The next day, Person In Charge tells me “you’re right, we cannot cancel the contract without 90-day notice. This is your 90-day notice. For the next 90 days, here’s what we want you to do.” This was followed by a description of the most horrendous task the company could think of, the software equivalent of the escape scene from The Shawshank Redemption. At that point I conceded, we shook hands and parted amicably.
So contracts between a small company and a big one are mostly a psychological anchor. It comes down to who’s willing to sue, or who can afford it. Contracts assume everything goes well, and more than anything they spell out in writing what the parts are supposed to be doing so there’s no confusion.
What does this have to do with the story above? I believe the startup should have pushed for the term sheet as soon as possible. Either the acquirer would have said no (end of story right there), or the sheet would have been signed. A term sheet increases the likelihood that the acquisition will go through, even if it’s non-binding. This is because putting it together and agreeing to it takes a serious amount of work. As the acquirer puts work into the deal, biases like the Endowment effect and sunk costs start kicking in. This makes it psychologically harder for them to back out.
The bigger question: who to trust and when? Maybe there is a formula for that, but I don’t know it. Experience certainly helps; the more you’ve been exposed to bullshit, the sooner you recognize the smell.
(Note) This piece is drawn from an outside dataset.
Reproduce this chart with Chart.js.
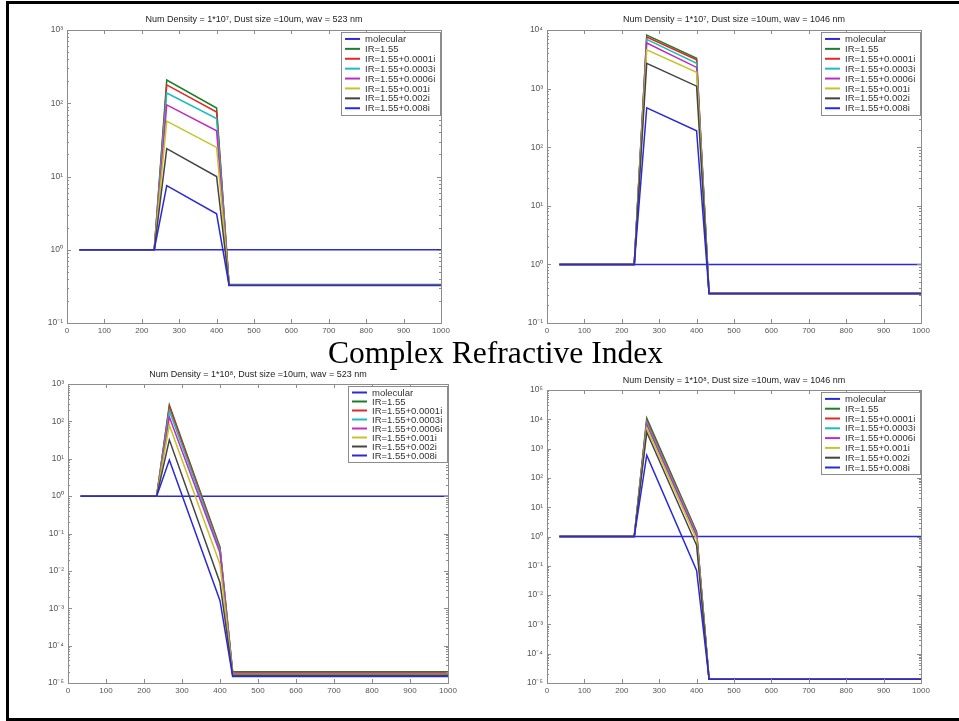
<!DOCTYPE html>
<html>
<head>
<meta charset="utf-8">
<title>Complex Refractive Index</title>
<script src="https://cdn.jsdelivr.net/npm/chart.js@4.4.1/dist/chart.umd.min.js"></script>
<style>
  html, body { margin: 0; padding: 0; background: #fff; overflow: hidden; }
  #page { position: relative; width: 959px; height: 721px; }
  #frame {
    position: absolute; left: 6px; top: 1px; width: 960px; height: 720px; box-sizing: border-box;
    border-left: 3px solid #000; border-top: 3px solid #000; border-bottom: 3px solid #000;
  }
  canvas { position: absolute; }
  #caption {
    position: absolute; left: 328px; top: 337px; white-space: nowrap; color: #000;
    font: 31.6px/32px "Liberation Serif", "Times New Roman", serif;
  }
</style>
</head>
<body>
<div id="page">
  <div id="frame"></div>
  <canvas id="p1"></canvas>
  <canvas id="p2"></canvas>
  <canvas id="p3"></canvas>
  <canvas id="p4"></canvas>
  <div id="caption">Complex Refractive Index</div>
</div>
<script>
// altitude grid (x) shared by every curve
const altitudes = [33.3, 233.3, 266.7, 400, 433.3, 1000];
const xTicks = [0, 100, 200, 300, 400, 500, 600, 700, 800, 900, 1000];

const seriesLabels = ['molecular', 'IR=1.55', 'IR=1.55+0.0001i', 'IR=1.55+0.0003i',
  'IR=1.55+0.0006i', 'IR=1.55+0.001i', 'IR=1.55+0.002i', 'IR=1.55+0.008i'];

const panelTitles = [
  'Num Density = 1*10\u2077, Dust size =10um, wav = 523 nm',
  'Num Density = 1*10\u2077, Dust size =10um, wav = 1046 nm',
  'Num Density = 1*10\u2078, Dust size =10um, wav = 523 nm',
  'Num Density = 1*10\u2078, Dust size =10um, wav = 1046 nm'
];

// log axis range per panel, as powers of ten [low, high]
const yExponents = [[-1, 3], [-1, 4], [-5, 3], [-5, 5]];

const molecular = [1, 1, 1, 1, 1, 1];

// rows: IR=1.55, +0.0001i, +0.0003i, +0.0006i, +0.001i, +0.002i, +0.008i
const dens7wav523 = [
  [1, 1, 207, 86, 0.335, 0.335],
  [1, 1, 178, 76, 0.333, 0.333],
  [1, 1, 138, 62, 0.332, 0.332],
  [1, 1, 95, 42, 0.331, 0.331],
  [1, 1, 57, 25, 0.33, 0.33],
  [1, 1, 24, 10, 0.328, 0.328],
  [1, 1, 7.5, 3.1, 0.326, 0.326]
];
const dens7wav1046 = [
  [1, 1, 8200, 3300, 0.322, 0.322],
  [1, 1, 7600, 3100, 0.321, 0.321],
  [1, 1, 6900, 2700, 0.32, 0.32],
  [1, 1, 6000, 2300, 0.32, 0.32],
  [1, 1, 4600, 1900, 0.319, 0.319],
  [1, 1, 2700, 1100, 0.318, 0.318],
  [1, 1, 470, 190, 0.316, 0.316]
];
const dens8wav523 = [
  [1, 1, 275, 0.043, 2.0e-5, 2.0e-5],
  [1, 1, 247, 0.040, 1.9e-5, 1.9e-5],
  [1, 1, 193, 0.035, 1.8e-5, 1.8e-5],
  [1, 1, 131, 0.030, 1.75e-5, 1.75e-5],
  [1, 1, 79, 0.015, 1.7e-5, 1.7e-5],
  [1, 1, 32, 0.0048, 1.6e-5, 1.6e-5],
  [1, 1, 9.3, 0.0016, 1.5e-5, 1.5e-5]
];
const dens8wav1046 = [
  [1, 1, 11000, 1.45, 1.4e-5, 1.4e-5],
  [1, 1, 9000, 1.35, 1.38e-5, 1.38e-5],
  [1, 1, 7800, 1.2, 1.37e-5, 1.37e-5],
  [1, 1, 6500, 1.05, 1.36e-5, 1.36e-5],
  [1, 1, 5000, 0.8, 1.35e-5, 1.35e-5],
  [1, 1, 3600, 0.5, 1.34e-5, 1.34e-5],
  [1, 1, 600, 0.07, 1.33e-5, 1.33e-5]
];

// matlab default color order (cycles back to blue)
const lineColors = ['#2a2ad6', '#1b7f2b', '#e02828', '#1fbcbc', '#c02cc0', '#c4c428', '#444444', '#2a2ad6'];
const FONT = "'Liberation Sans', Arial, sans-serif";
const SUP = { '-': '\u207B', '0': '\u2070', '1': '\u00B9', '2': '\u00B2', '3': '\u00B3', '4': '\u2074', '5': '\u2075', '6': '\u2076', '7': '\u2077', '8': '\u2078', '9': '\u2079' };

const sup = n => String(n).split('').map(c => SUP[c]).join('');

// plot box in page pixels [left, top, right, bottom]
const panels = [
  { id: 'p1', rows: dens7wav523, plot: [67, 30, 441, 323], titleGap: 4.6, rowH: 9.9 },
  { id: 'p2', rows: dens7wav1046, plot: [547, 30, 921, 323], titleGap: 4.6, rowH: 9.9 },
  { id: 'p3', rows: dens8wav523, plot: [68, 384, 448, 683], titleGap: 3.6, rowH: 9.0 },
  { id: 'p4', rows: dens8wav1046, plot: [547, 390, 921, 683], titleGap: 3.9, rowH: 9.8 }
];

// box, inward ticks and log minor ticks like the matlab axes
const matlabAxes = {
  id: 'matlabAxes',
  afterDatasetsDraw(chart, args, opts) {
    const { ctx, chartArea: a, scales: { x, y } } = chart;
    const [lo, hi] = opts.exps;
    ctx.save();
    ctx.strokeStyle = '#8c8c8c';
    ctx.lineWidth = 1;
    ctx.beginPath();
    xTicks.forEach(v => {
      const px = Math.round(x.getPixelForValue(v)) + 0.5;
      ctx.moveTo(px, a.bottom); ctx.lineTo(px, a.bottom - 4);
      ctx.moveTo(px, a.top); ctx.lineTo(px, a.top + 4);
    });
    for (let e = lo; e <= hi; e++) {
      const py = Math.round(y.getPixelForValue(10 ** e)) + 0.5;
      ctx.moveTo(a.left, py); ctx.lineTo(a.left + 4, py);
      ctx.moveTo(a.right, py); ctx.lineTo(a.right - 4, py);
      if (e === hi) continue;
      for (let m = 2; m <= 9; m++) {
        const pm = Math.round(y.getPixelForValue(m * 10 ** e)) + 0.5;
        ctx.moveTo(a.left, pm); ctx.lineTo(a.left + 2, pm);
        ctx.moveTo(a.right, pm); ctx.lineTo(a.right - 2, pm);
      }
    }
    ctx.stroke();
    ctx.strokeRect(Math.round(a.left) + 0.5, Math.round(a.top) + 0.5,
      Math.round(a.right - a.left), Math.round(a.bottom - a.top));
    ctx.restore();
  }
};

// legend in a white box at the top right of the axes
const boxLegend = {
  id: 'boxLegend',
  afterDraw(chart, args, opts) {
    const { ctx, chartArea: a } = chart;
    const items = chart.data.datasets;
    ctx.save();
    ctx.font = `${opts.size}px ${FONT}`;
    const textW = Math.max(...items.map(d => ctx.measureText(d.label).width));
    const w = Math.round(4 + 15 + 5 + textW + 5);
    const h = Math.round(items.length * opts.rowH + 4);
    const right = Math.round(a.right) - 1;
    const top = Math.round(a.top) + 2;
    const left = right - w;
    ctx.fillStyle = '#fff';
    ctx.fillRect(left, top, w, h);
    ctx.strokeStyle = '#8c8c8c';
    ctx.lineWidth = 1;
    ctx.strokeRect(left + 0.5, top + 0.5, w, h);
    ctx.textBaseline = 'middle';
    items.forEach((d, i) => {
      const cy = top + 2 + opts.rowH * (i + 0.5);
      ctx.strokeStyle = d.borderColor;
      ctx.lineWidth = 2;
      ctx.beginPath();
      ctx.moveTo(left + 4, cy); ctx.lineTo(left + 19, cy);
      ctx.stroke();
      ctx.fillStyle = '#333';
      ctx.fillText(d.label, left + 24, cy + 0.5);
    });
    ctx.restore();
  }
};

panels.forEach((p, k) => {
  const [L, T, R, B] = p.plot;
  const [lo, hi] = yExponents[k];
  const canvas = document.getElementById(p.id);
  const w = R - L + 80;
  const h = B - T + 55;
  canvas.width = w; canvas.height = h;
  canvas.style.width = w + 'px'; canvas.style.height = h + 'px';
  canvas.style.left = (L - 60) + 'px';
  canvas.style.top = (T - 30) + 'px';

  const datasets = [molecular].concat(p.rows).map((vals, i) => ({
    label: seriesLabels[i],
    data: altitudes.map((x, j) => ({ x: x, y: vals[j] })),
    borderColor: lineColors[i],
    borderWidth: 1.5,
    pointRadius: 0,
    tension: 0,
    fill: false,
    order: seriesLabels.length - i
  }));

  new Chart(canvas, {
    type: 'line',
    data: { datasets: datasets },
    plugins: [matlabAxes, boxLegend],
    options: {
      responsive: false,
      animation: false,
      events: [],
      layout: { padding: { left: 0, top: 30 - 10.8 - p.titleGap, right: 20, bottom: 5 } },
      plugins: {
        legend: { display: false },
        tooltip: { enabled: false },
        title: {
          display: true,
          fullSize: false,
          text: panelTitles[k],
          color: '#222',
          font: { family: FONT, size: 9, weight: 'normal', lineHeight: 1.2 },
          padding: { top: 0, bottom: p.titleGap }
        },
        matlabAxes: { exps: [lo, hi] },
        boxLegend: { size: 9.5, rowH: p.rowH }
      },
      scales: {
        x: {
          type: 'linear',
          min: 0,
          max: 1000,
          afterBuildTicks: s => { s.ticks = xTicks.map(v => ({ value: v })); },
          afterFit: s => { s.height = 20; },
          grid: { display: false, drawTicks: false },
          border: { display: false },
          ticks: {
            padding: 3, color: '#555', autoSkip: false, maxRotation: 0,
            font: { family: FONT, size: 8 },
            callback: v => String(v)
          }
        },
        y: {
          type: 'logarithmic',
          min: 10 ** lo,
          max: 10 ** hi,
          afterBuildTicks: s => {
            const t = [];
            for (let e = lo; e <= hi; e++) t.push({ value: 10 ** e });
            s.ticks = t;
          },
          afterFit: s => { s.width = 60; },
          grid: { display: false, drawTicks: false },
          border: { display: false },
          ticks: {
            padding: 4,
            color: '#555',
            autoSkip: false,
            font: { family: FONT, size: 8.5 },
            callback: v => '10' + sup(Math.round(Math.log10(v)))
          }
        }
      }
    }
  });
});
</script>
</body>
</html>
Of course, in an ideal situation both parties work hard to align interests so there’s little need for trust. The challenge in that case is to periodically verify that the interests are still aligned, because they can drift apart very quickly. If you happen to be working with a party that has a public reputation, you want to try to set things up in a way that betraying your trust would hurt that reputation. Of course, sometimes you can’t do any of those things, and all you’re left with is your intuition. Well, at least you can study the history of the other party, and ask other people who have dealt with them. That’s why it’s so hard to get business when you’re a startup: you have no history.
The gist of this meandering post, if any: in business sometimes you have to trust others even though they could defect. That can be especially costly in a startup, but those are the breaks. May The Trust Be With You.